At Windward, one of the programs established with the help of the State Department grant, a two-week theater program in England, just completed its third run. Nicolas Logue, an assistant professor of theater who co-directs the program, said the college has obtained grant funding and support from a number of institutions, including a grant from the Shakespeare Birthplace Trust, to bring the cost down to a nominal amount for students. The students who participated in the program this summer paid only for their airfare in addition to the regular cost of tuition for a three-credit course, he said. They spent a week in London at the East 15 Acting School and a week in Shakespeare’s birthplace of Stratford-upon-Avon.

“It’s led to such amazing training and career opportunities for students,” Hadmack, the study abroad director, said of the program.

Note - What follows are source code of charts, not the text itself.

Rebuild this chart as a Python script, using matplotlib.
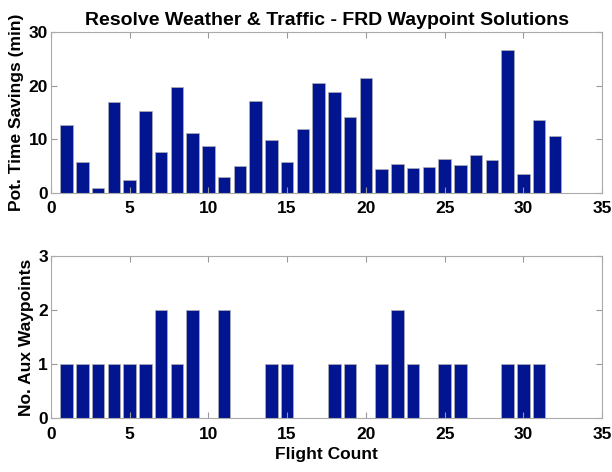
import numpy as np
import matplotlib
matplotlib.use('Agg')
import matplotlib.pyplot as plt

# Dados: potencial de economia de tempo por voo e numero de waypoints auxiliares
voos = np.arange(1, 33)
economia = [12.7, 5.7, 1.0, 17.0, 2.4, 15.2, 7.6, 19.8, 11.1, 8.7, 3.0, 5.0,
            17.2, 9.9, 5.8, 12.0, 20.6, 18.9, 14.2, 21.5, 4.4, 5.5, 4.6, 4.8,
            6.4, 5.2, 7.0, 6.1, 26.6, 3.5, 13.7, 10.7]
waypoints = [1, 1, 1, 1, 1, 1, 2, 1, 2, 0, 2, 0, 0, 1, 1, 0, 0, 1, 1, 0,
             1, 2, 1, 0, 1, 1, 0, 0, 1, 1, 1, 0]

plt.rcParams['font.family'] = ['Liberation Sans', 'DejaVu Sans']
plt.rcParams['font.weight'] = 'bold'

cor = '#00158f'
fig = plt.figure(figsize=(6.12, 4.72), dpi=100)
ax1 = fig.add_axes([0.083, 0.591, 0.901, 0.341])
ax2 = fig.add_axes([0.083, 0.114, 0.901, 0.344])

ax1.bar(voos, economia, width=0.8, color=cor, edgecolor='#b0b0b0', linewidth=0.5)
ax2.bar(voos, waypoints, width=0.8, color=cor, edgecolor='#b0b0b0', linewidth=0.5)

ax1.set_ylim(0, 30)
ax1.set_yticks([0, 10, 20, 30])
ax2.set_ylim(0, 3)
ax2.set_yticks([0, 1, 2, 3])

for ax in (ax1, ax2):
    ax.set_xlim(0, 35)
    ax.set_xticks(np.arange(0, 36, 5))
    ax.tick_params(direction='in', top=True, right=True, labelsize=12.5,
                   color='#999999', length=4)
    ax.tick_params(axis='x', pad=6)
    ax.tick_params(axis='y', pad=2)
    for s in ax.spines.values():
        s.set_color('#aaaaaa')
    for lb in ax.get_xticklabels() + ax.get_yticklabels():
        lb.set_fontweight('bold')

ax1.set_title('Resolve Weather & Traffic - FRD Waypoint Solutions',
              fontsize=14, fontweight='bold', pad=5)
ax1.set_ylabel('Pot. Time Savings (min)', fontsize=12.5, fontweight='bold', labelpad=3)
ax2.set_ylabel('No. Aux Waypoints', fontsize=12.5, fontweight='bold', labelpad=3)
ax2.set_xlabel('Flight Count', fontsize=12.5, fontweight='bold', labelpad=4)

fig.savefig('out.png', dpi=100)
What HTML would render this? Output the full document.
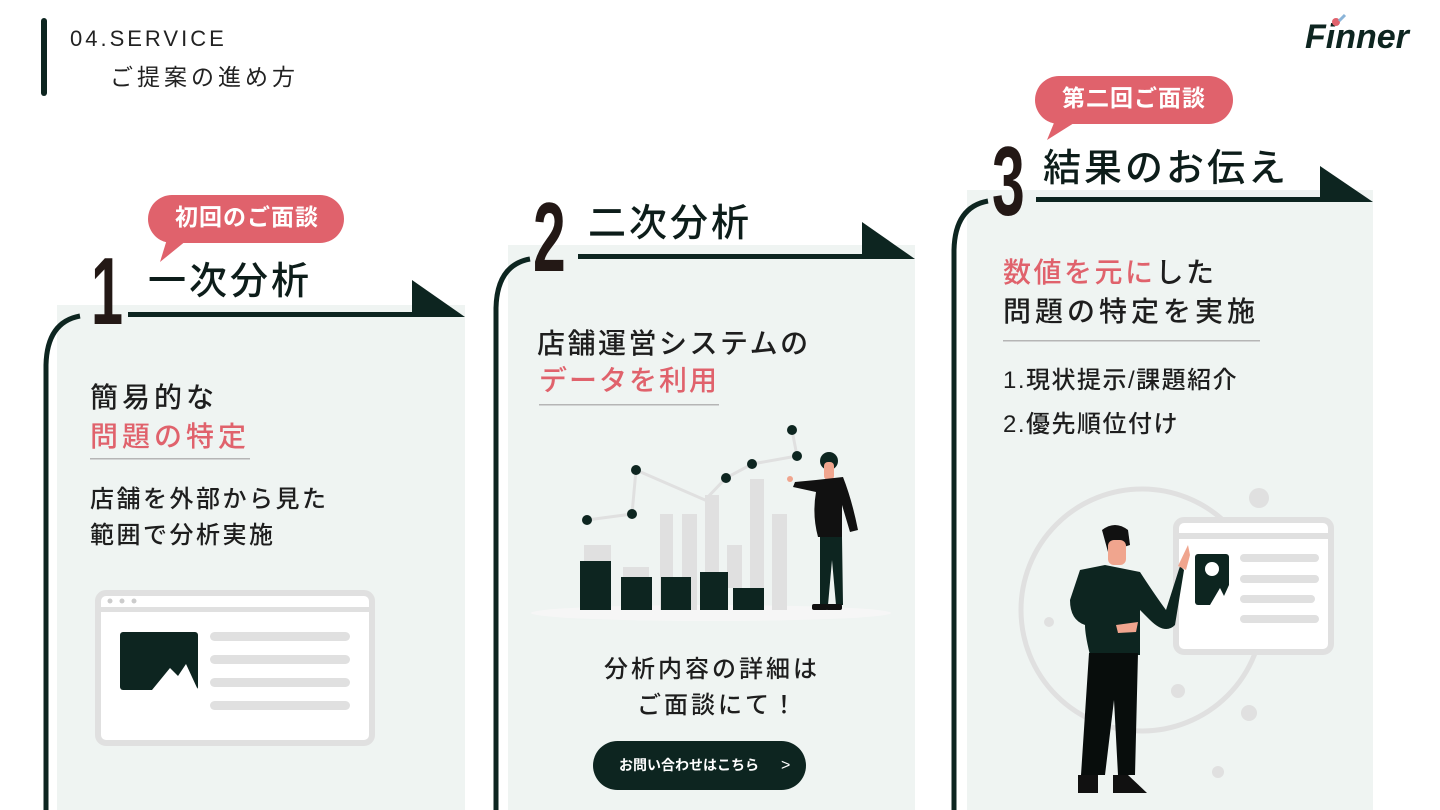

Two Windward students have successfully auditioned for East 15 while they were there (one deferred to pursue professional acting opportunities, according to Logue).

“The cool thing is that trip has led to a deeper partnership with both Shakespeare Birthplace Trust and East 15 Acting School,” Logue said. “We’re exploring more and more exciting things with them, not just sending them a cohort of students every year, though we’ll still continue to do that.”